### The request
Report how many lines in the records below contain the word "this". Give only the number.

### Record excerpts
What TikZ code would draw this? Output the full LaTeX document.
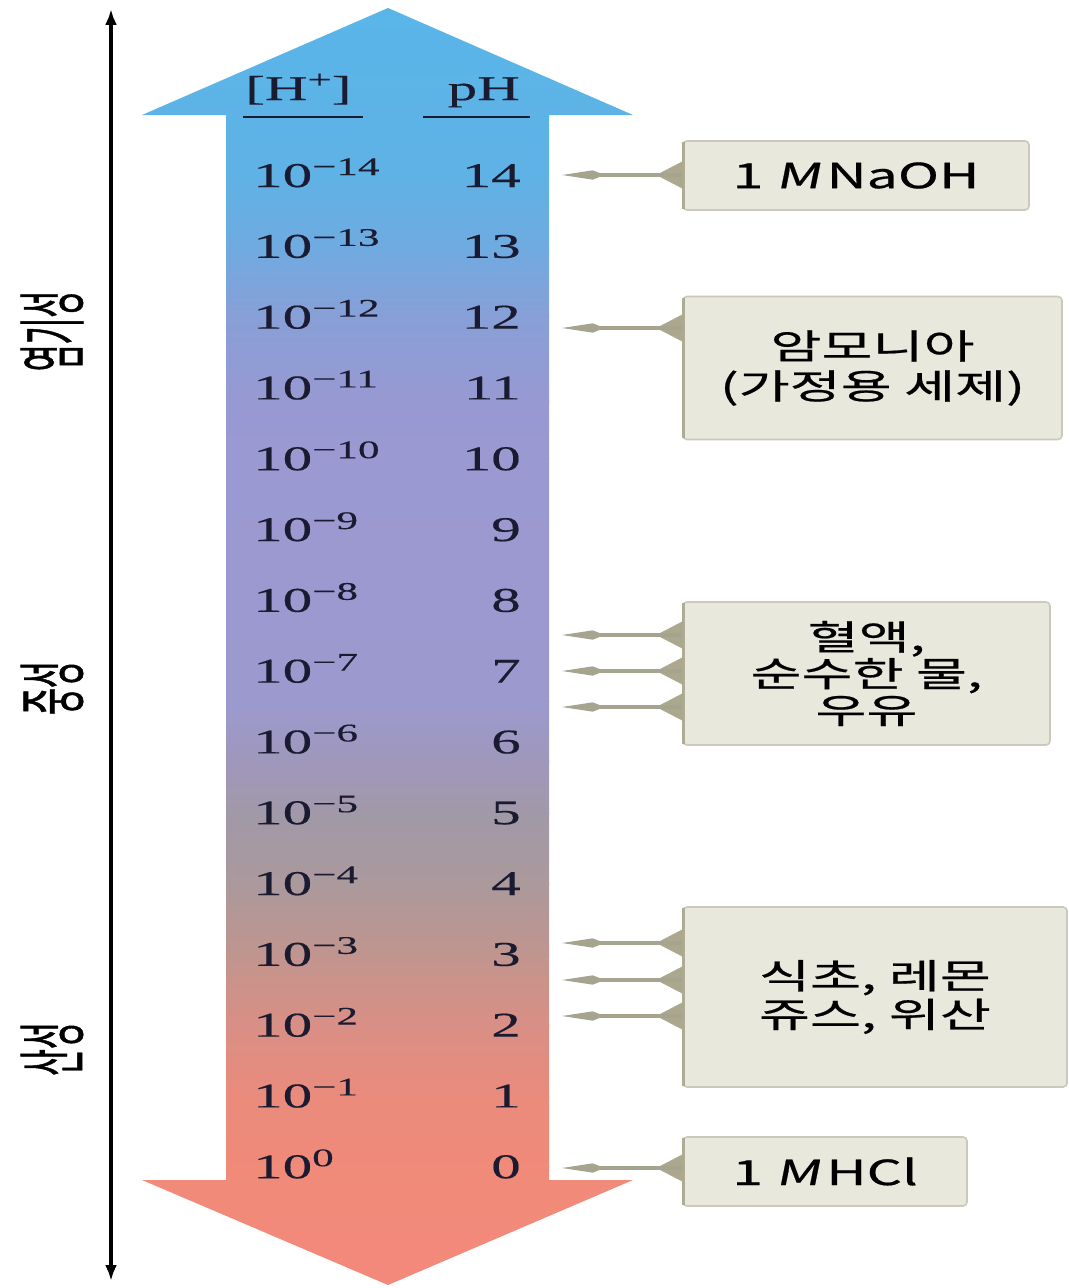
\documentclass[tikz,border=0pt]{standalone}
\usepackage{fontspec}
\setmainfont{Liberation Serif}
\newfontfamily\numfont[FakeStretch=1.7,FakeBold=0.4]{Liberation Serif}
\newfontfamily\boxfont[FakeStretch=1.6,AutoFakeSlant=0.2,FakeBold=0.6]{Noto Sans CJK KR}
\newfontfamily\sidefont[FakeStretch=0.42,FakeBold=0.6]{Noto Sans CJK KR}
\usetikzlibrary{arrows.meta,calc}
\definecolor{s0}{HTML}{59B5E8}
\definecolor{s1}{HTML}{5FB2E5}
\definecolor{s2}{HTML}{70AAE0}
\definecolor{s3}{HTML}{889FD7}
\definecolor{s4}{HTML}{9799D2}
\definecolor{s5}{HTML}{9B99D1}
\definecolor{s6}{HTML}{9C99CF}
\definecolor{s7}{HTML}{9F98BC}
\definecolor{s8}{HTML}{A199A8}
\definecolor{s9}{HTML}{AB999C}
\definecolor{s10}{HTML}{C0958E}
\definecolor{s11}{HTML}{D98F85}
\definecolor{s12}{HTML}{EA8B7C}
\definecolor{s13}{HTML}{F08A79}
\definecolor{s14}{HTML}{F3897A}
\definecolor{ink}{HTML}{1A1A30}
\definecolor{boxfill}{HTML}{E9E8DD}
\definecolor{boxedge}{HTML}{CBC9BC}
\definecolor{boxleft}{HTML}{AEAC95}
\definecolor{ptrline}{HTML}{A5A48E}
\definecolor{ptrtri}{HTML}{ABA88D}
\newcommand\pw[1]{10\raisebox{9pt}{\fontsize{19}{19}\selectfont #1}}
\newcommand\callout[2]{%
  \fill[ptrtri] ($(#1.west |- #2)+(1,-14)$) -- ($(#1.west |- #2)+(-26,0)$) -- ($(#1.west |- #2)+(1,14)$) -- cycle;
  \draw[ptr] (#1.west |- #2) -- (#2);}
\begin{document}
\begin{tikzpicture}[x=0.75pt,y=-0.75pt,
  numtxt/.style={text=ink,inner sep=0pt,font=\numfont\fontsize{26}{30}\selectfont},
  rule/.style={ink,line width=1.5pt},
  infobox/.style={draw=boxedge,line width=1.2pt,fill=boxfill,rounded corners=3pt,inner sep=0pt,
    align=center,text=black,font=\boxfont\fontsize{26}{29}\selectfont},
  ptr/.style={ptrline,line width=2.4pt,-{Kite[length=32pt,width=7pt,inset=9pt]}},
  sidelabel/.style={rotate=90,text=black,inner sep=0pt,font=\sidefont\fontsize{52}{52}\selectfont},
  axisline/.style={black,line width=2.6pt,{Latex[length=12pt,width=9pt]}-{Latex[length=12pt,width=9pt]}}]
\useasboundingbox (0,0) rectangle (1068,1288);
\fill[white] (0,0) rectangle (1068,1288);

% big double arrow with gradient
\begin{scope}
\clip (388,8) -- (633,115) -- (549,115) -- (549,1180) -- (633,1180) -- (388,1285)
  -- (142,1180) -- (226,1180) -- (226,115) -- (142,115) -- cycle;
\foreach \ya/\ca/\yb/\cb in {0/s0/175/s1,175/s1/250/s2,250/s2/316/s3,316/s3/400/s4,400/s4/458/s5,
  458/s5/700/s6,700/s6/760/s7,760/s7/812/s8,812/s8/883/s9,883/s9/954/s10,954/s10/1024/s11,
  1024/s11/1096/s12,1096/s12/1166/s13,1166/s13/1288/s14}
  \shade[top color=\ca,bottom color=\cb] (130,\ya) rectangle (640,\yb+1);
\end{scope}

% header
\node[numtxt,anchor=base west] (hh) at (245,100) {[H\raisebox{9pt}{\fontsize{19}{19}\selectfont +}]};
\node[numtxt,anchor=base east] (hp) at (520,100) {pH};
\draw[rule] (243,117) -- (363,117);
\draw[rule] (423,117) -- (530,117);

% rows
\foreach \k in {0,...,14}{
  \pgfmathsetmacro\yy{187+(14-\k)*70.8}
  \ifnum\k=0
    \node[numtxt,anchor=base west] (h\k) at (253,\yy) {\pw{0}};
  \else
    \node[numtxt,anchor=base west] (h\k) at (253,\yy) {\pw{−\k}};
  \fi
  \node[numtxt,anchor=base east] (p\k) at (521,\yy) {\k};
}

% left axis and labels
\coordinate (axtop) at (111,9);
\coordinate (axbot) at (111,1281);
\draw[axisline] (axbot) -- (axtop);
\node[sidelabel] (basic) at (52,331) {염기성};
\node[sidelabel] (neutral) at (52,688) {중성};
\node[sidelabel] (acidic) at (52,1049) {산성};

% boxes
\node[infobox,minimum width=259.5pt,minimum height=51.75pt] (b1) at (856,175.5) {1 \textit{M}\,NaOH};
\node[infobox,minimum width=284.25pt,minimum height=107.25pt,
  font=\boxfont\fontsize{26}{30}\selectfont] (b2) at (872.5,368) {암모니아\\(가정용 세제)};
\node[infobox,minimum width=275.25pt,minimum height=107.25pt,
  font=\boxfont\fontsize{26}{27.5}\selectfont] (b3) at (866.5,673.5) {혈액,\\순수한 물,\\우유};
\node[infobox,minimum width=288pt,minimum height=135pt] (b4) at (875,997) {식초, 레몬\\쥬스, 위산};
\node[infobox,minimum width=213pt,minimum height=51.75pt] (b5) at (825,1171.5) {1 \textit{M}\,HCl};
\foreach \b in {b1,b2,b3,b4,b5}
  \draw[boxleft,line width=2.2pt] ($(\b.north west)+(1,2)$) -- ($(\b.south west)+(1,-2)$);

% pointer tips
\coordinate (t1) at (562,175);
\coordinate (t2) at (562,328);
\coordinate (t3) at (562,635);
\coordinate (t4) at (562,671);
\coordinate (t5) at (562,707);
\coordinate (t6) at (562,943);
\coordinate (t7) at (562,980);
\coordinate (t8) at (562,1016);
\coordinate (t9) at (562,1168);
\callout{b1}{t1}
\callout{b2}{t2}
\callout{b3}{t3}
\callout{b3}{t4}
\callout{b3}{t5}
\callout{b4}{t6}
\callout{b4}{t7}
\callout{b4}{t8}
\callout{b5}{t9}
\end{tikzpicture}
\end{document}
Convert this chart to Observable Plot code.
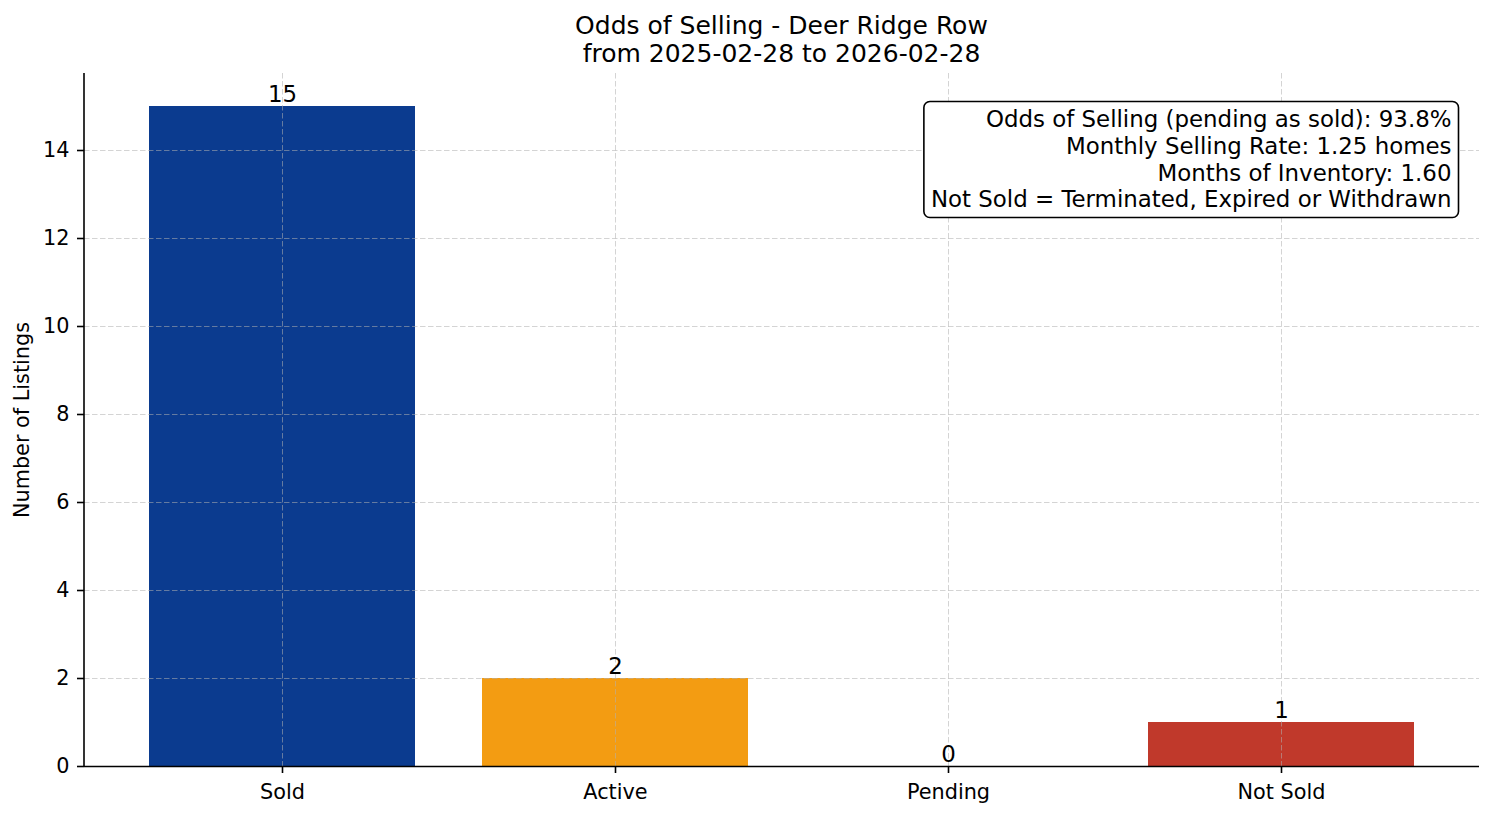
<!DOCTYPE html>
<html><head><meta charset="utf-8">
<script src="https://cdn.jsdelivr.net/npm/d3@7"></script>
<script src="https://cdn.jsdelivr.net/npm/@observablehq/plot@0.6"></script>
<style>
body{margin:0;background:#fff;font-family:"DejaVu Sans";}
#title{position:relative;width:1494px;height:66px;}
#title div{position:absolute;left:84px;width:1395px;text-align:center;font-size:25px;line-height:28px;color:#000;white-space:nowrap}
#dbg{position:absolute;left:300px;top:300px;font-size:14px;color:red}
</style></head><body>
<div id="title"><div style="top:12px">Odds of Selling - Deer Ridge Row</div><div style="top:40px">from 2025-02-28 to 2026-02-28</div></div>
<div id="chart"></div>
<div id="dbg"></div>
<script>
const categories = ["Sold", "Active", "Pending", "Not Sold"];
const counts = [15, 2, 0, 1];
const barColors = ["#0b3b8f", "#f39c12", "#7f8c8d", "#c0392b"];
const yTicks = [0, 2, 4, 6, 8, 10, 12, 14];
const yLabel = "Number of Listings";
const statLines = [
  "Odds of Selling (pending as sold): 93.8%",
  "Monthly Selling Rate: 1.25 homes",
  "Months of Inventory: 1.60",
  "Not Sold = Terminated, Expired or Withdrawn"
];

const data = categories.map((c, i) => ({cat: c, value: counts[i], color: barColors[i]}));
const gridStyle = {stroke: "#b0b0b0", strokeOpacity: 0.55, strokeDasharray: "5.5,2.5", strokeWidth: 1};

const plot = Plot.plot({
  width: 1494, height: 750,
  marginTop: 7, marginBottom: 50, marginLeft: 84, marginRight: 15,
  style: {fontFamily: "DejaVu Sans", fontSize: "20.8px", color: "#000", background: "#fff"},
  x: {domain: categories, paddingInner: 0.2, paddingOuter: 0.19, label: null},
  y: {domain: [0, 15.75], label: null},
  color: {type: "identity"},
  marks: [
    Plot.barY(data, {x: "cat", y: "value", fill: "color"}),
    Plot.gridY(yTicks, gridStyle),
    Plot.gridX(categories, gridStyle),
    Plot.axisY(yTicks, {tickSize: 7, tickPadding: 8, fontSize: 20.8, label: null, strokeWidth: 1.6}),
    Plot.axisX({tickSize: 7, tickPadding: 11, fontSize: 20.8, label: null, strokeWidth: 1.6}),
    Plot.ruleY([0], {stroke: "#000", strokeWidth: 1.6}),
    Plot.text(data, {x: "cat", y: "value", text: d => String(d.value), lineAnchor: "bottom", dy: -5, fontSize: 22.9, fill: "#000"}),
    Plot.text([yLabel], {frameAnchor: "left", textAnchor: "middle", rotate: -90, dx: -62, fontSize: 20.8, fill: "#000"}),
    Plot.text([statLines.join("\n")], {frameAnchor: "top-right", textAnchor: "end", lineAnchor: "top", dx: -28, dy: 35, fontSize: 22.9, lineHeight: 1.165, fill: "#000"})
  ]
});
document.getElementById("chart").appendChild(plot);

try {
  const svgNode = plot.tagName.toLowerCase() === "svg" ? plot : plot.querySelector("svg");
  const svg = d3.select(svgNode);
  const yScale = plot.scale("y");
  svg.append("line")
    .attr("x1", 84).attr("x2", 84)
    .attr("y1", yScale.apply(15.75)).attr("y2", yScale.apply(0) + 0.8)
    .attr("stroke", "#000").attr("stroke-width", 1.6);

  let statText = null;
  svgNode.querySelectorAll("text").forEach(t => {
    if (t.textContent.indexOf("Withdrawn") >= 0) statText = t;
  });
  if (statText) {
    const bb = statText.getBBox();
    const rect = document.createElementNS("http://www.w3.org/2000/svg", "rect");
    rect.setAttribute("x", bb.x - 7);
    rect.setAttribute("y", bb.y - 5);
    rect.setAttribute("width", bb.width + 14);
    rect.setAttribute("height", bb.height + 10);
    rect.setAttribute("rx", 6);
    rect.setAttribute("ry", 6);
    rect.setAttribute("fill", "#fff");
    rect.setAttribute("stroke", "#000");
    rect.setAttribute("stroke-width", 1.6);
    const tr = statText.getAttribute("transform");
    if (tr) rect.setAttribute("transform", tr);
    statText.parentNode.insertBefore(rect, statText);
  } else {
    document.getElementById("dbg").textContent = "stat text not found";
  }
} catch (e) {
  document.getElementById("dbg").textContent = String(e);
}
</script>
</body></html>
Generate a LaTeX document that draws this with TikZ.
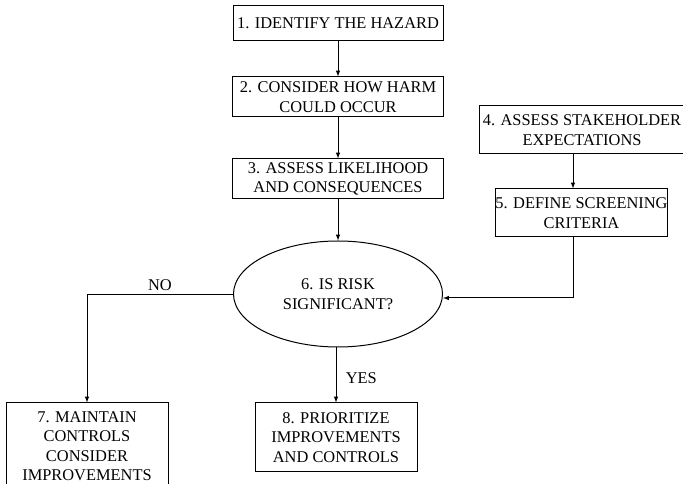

### Written answer
3